It’s easy to forget, but just two months ago, St. Paul played host to the Republican National Convention, which resulted in, not just the hottest VP nomination since Richard M. Johnson, but some of the largest protests, and subsequently the largest mass arrests the Twin Cities has ever seen. 400 people were arrested in the weeks leading up to the convention and over the first three days, but another 400 people were arrested in one day on September 4, the final day of the convention.
It probably would not surprise you to learn that I was one of those arrested.
It’s a little late to give a first hand account of what happened leading up to the arrests, though a friend of mine who accompanied me to the protest wrote a very stirring account herself, and it’s a little late to speak out on the bully tactics that the police used in handling the protesters, though City Pages author Matt Snyders does an excellent job recounting the tale.
But it’s not too late to complain: why haven’t I had my trial yet?
I was arrested at 8:30pm on September 4, with no less than ten men in riot gear pointing their guns at me. I had flash-bang grenades and tear gas shot at me. That is to say, shot directly at me – I actually had a flash-bag bounce off of me before it went off. I was yelled at, and told that if I didn’t put my hands on my head and drop to the ground, that they will open fire on me. I was then cuffed, and forced to sit on the curb for three and a half hours, sitting right next to a 16 year old girl, an old woman walking home, and three journalists from MTV, Colorado Public Radio, and the City Pages (the very guy who wrote the above-linked article). I was finally processed and taken to the Ramsey County Jail, where I had to wait another two and a half hours until I was finally issued my citation and released.
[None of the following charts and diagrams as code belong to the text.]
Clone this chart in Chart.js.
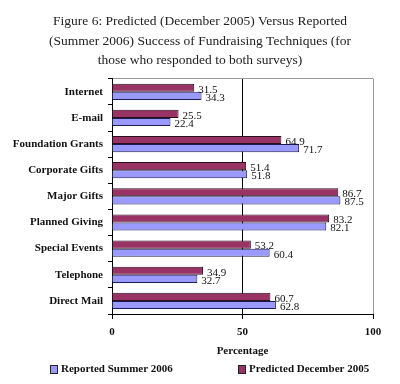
<!DOCTYPE html>
<html>
<head>
<meta charset="utf-8">
<script src="https://cdn.jsdelivr.net/npm/chart.js@4/dist/chart.umd.min.js"></script>
<style>
  body { margin: 0; background: #fff; }
  #wrap { width: 400px; height: 384px; }
</style>
</head>
<body>
<div id="wrap"><canvas id="chart" width="400" height="384"></canvas></div>
<script>
// Data
const techniques = ['Internet', 'E-mail', 'Foundation Grants', 'Corporate Gifts', 'Major Gifts',
                    'Planned Giving', 'Special Events', 'Telephone', 'Direct Mail'];
const predicted = [31.5, 25.5, 64.9, 51.4, 86.7, 83.2, 53.2, 34.9, 60.7];
const reported = [34.3, 22.4, 71.7, 51.8, 87.5, 82.1, 60.4, 32.7, 62.8];
const titleLines = [
    'Figure 6: Predicted (December 2005) Versus Reported',
    '(Summer 2006) Success of Fundraising Techniques (for',
    'those who responded to both surveys)'
];

const SERIF = '"Liberation Serif", "Times New Roman", serif';
const MAROON = '#993366';
const LILAC = '#9999ff';

// value labels at the end of every bar
const valueLabels = {
    id: 'valueLabels',
    afterDatasetsDraw(chart) {
        const ctx = chart.ctx;
        ctx.save();
        ctx.font = '11px ' + SERIF;
        ctx.fillStyle = '#111';
        ctx.textAlign = 'left';
        ctx.textBaseline = 'middle';
        chart.data.datasets.forEach((ds, i) => {
            chart.getDatasetMeta(i).data.forEach((bar, j) => {
                ctx.fillText(ds.data[j].toFixed(1), bar.x + 4, bar.y + 2);
            });
        });
        ctx.restore();
    }
};

// legend drawn by hand so the two items can sit far apart
const bottomLegend = {
    id: 'bottomLegend',
    afterDraw(chart) {
        const ctx = chart.ctx;
        const items = [
            { ds: 1, x: 50 },
            { ds: 0, x: 238 }
        ];
        ctx.save();
        ctx.font = 'bold 11px ' + SERIF;
        ctx.textBaseline = 'middle';
        items.forEach(it => {
            const ds = chart.data.datasets[it.ds];
            ctx.fillStyle = ds.backgroundColor;
            ctx.fillRect(it.x, 365, 7, 8);
            ctx.strokeStyle = '#222';
            ctx.lineWidth = 1;
            ctx.strokeRect(it.x + 0.5, 365.5, 7, 8);
            ctx.fillStyle = '#111';
            ctx.fillText(ds.label, it.x + 11, 369.5);
        });
        ctx.restore();
    }
};

new Chart(document.getElementById('chart'), {
    type: 'bar',
    data: {
        labels: techniques,
        datasets: [
            {
                label: 'Predicted December 2005',
                data: predicted,
                backgroundColor: MAROON,
                borderColor: '#2a0f1c',
                borderWidth: 1,
                categoryPercentage: 0.62,
                barPercentage: 1.0
            },
            {
                label: 'Reported Summer 2006',
                data: reported,
                backgroundColor: LILAC,
                borderColor: '#1c1c55',
                borderWidth: 1,
                categoryPercentage: 0.62,
                barPercentage: 1.0
            }
        ]
    },
    options: {
        indexAxis: 'y',
        responsive: false,
        animation: false,
        layout: {
            padding: { top: 0, left: 0, right: 0, bottom: 22 }
        },
        scales: {
            x: {
                min: 0,
                max: 100,
                afterFit: scale => {
                    scale.height = 48;
                    scale.paddingRight = 27; // keeps the plot off the right edge, title stays centred
                },
                ticks: {
                    stepSize: 50,
                    padding: 7,
                    color: '#111',
                    font: { family: SERIF, size: 11, weight: 'bold' }
                },
                grid: {
                    color: c => (c.tick && c.tick.value === 100) ? '#9a9a9a' : '#000',
                    tickColor: '#000',
                    tickLength: 5,
                    lineWidth: 1
                },
                border: { display: true, color: '#000' },
                title: {
                    display: true,
                    text: 'Percentage',
                    color: '#111',
                    padding: { top: 0, bottom: 4 },
                    font: { family: SERIF, size: 11, weight: 'bold' }
                }
            },
            y: {
                afterFit: scale => { scale.width = 112; },
                ticks: {
                    padding: 5,
                    color: '#111',
                    font: { family: SERIF, size: 11, weight: 'bold' }
                },
                grid: {
                    offset: true,
                    color: c => c.index === 0 ? '#9a9a9a' : 'rgba(0,0,0,0)',
                    tickColor: '#000',
                    tickLength: 4
                },
                border: { display: true, color: '#000' }
            }
        },
        plugins: {
            legend: { display: false },
            tooltip: { enabled: false },
            title: {
                display: true,
                text: titleLines,
                color: '#222',
                padding: { top: 12, bottom: 8 },
                font: { family: SERIF, size: 13.5, weight: 'normal', lineHeight: 1.45 }
            }
        }
    },
    plugins: [valueLabels, bottomLegend]
});
</script>
</body>
</html>
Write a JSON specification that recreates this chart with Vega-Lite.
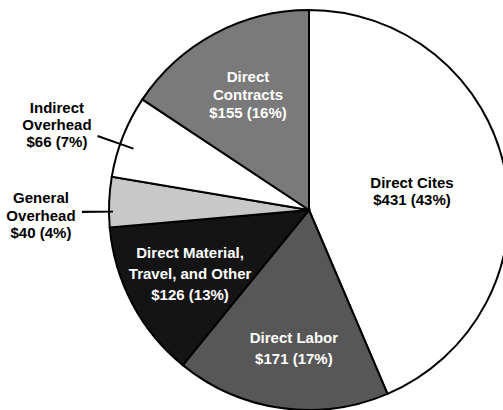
{
  "$schema": "https://vega.github.io/schema/vega-lite/v6.json",
  "autosize": {"type": "none"},
  "width": 388,
  "height": 400,
  "padding": {"left": 115, "top": 10, "right": 0, "bottom": 0},
  "background": "white",
  "view": {"stroke": null},
  "data": {
    "values": [
      {"category": "Direct Cites", "amount": 431, "rank": 1, "label": "Direct Cites\n$431 (43%)"},
      {"category": "Direct Labor", "amount": 171, "rank": 2, "label": "Direct Labor\n$171 (17%)"},
      {"category": "Direct Material, Travel, and Other", "amount": 126, "rank": 3, "label": "Direct Material,\nTravel, and Other\n$126 (13%)"},
      {"category": "General Overhead", "amount": 40, "rank": 4, "label": "General\nOverhead\n$40 (4%)"},
      {"category": "Indirect Overhead", "amount": 66, "rank": 5, "label": "Indirect\nOverhead\n$66 (7%)"},
      {"category": "Direct Contracts", "amount": 155, "rank": 6, "label": "Direct\nContracts\n$155 (16%)"}
    ]
  },
  "layer": [
    {
      "mark": {"type": "arc", "radius": 200, "stroke": "black", "strokeWidth": 2},
      "encoding": {
        "theta": {"field": "amount", "type": "quantitative", "stack": true},
        "order": {"field": "rank", "type": "quantitative"},
        "color": {
          "field": "category",
          "type": "nominal",
          "legend": null,
          "scale": {
            "domain": ["Direct Cites", "Direct Labor", "Direct Material, Travel, and Other", "General Overhead", "Indirect Overhead", "Direct Contracts"],
            "range": ["#ffffff", "#575757", "#141414", "#c8c8c8", "#ffffff", "#7a7a7a"]
          }
        }
      }
    },
    {
      "transform": [{"filter": "datum.category === 'General Overhead'"}],
      "mark": {"type": "arc", "theta": 4.699, "theta2": 4.709, "radius": 227, "radius2": 196, "fill": "black"},
      "encoding": {}
    },
    {
      "transform": [{"filter": "datum.category === 'Indirect Overhead'"}],
      "mark": {"type": "arc", "theta": 5.044, "theta2": 5.054, "radius": 224, "radius2": 186, "fill": "black"},
      "encoding": {}
    },
    {
      "transform": [{"filter": "datum.category === 'Direct Cites'"}],
      "mark": {"type": "text", "lineBreak": "\n", "font": "Liberation Sans", "fontWeight": "bold", "fontSize": 15, "lineHeight": 17, "fill": "black", "align": "center", "baseline": "middle"},
      "encoding": {"text": {"field": "label"}, "theta": {"value": 1.314}, "radius": {"value": 106.5}}
    },
    {
      "transform": [{"filter": "datum.category === 'Direct Labor'"}],
      "mark": {"type": "text", "lineBreak": "\n", "font": "Liberation Sans", "fontWeight": "bold", "fontSize": 15, "lineHeight": 21, "fill": "white", "align": "center", "baseline": "middle"},
      "encoding": {"text": {"field": "label"}, "theta": {"value": 3.259}, "radius": {"value": 128.9}}
    },
    {
      "transform": [{"filter": "datum.category === 'Direct Material, Travel, and Other'"}],
      "mark": {"type": "text", "lineBreak": "\n", "font": "Liberation Sans", "fontWeight": "bold", "fontSize": 15, "lineHeight": 21, "fill": "white", "align": "center", "baseline": "middle"},
      "encoding": {"text": {"field": "label"}, "theta": {"value": 4.365}, "radius": {"value": 126.5}}
    },
    {
      "transform": [{"filter": "datum.category === 'General Overhead'"}],
      "mark": {"type": "text", "lineBreak": "\n", "font": "Liberation Sans", "fontWeight": "bold", "fontSize": 15, "lineHeight": 17.5, "fill": "black", "align": "center", "baseline": "middle"},
      "encoding": {"text": {"field": "label"}, "theta": {"value": 4.757}, "radius": {"value": 268.3}}
    },
    {
      "transform": [{"filter": "datum.category === 'Indirect Overhead'"}],
      "mark": {"type": "text", "lineBreak": "\n", "font": "Liberation Sans", "fontWeight": "bold", "fontSize": 15, "lineHeight": 17, "fill": "black", "align": "center", "baseline": "middle"},
      "encoding": {"text": {"field": "label"}, "theta": {"value": 5.097}, "radius": {"value": 271.9}}
    },
    {
      "transform": [{"filter": "datum.category === 'Direct Contracts'"}],
      "mark": {"type": "text", "lineBreak": "\n", "font": "Liberation Sans", "fontWeight": "bold", "fontSize": 15, "lineHeight": 18, "fill": "white", "align": "center", "baseline": "middle"},
      "encoding": {"text": {"field": "label"}, "theta": {"value": 5.853}, "radius": {"value": 146.3}}
    }
  ]
}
I went through a lot. Or rather, Ramsey County has gone through a lot to make sure that criminals like me are off the streets and not exercising our First Amendment rights. And yet, I’ve just gotten off the phone with the Ramsey County Courthouse, and have been informed that, after 76 days, I have not yet been charged with anything. “Oh, you will be,” I was told, “Don’t you worry. Just call back in two weeks.”
Meanwhile, St. Paul Police Chief John Harrington is saying that while mistakes were made in the handling of the arrests at the RNC, “police tried hard to sort out innocent people and release them as soon as possible.” Yes, I was sitting next to three journalists, a 16 year old girl, and an old woman who was walking home. The old woman was carrying groceries. The journalists had RNC-certified credentials. The 16 year old girl was crying. And yet they all went to jail with me. In fact, when the City Pages journalist asserted that he was a journalist, he was ridiculed by a police officer, and told “Well, I heard that press are going to jail tonight anyway, so it doesn’t matter.”
Yup. Police sure tried hard to sort out the innocent people.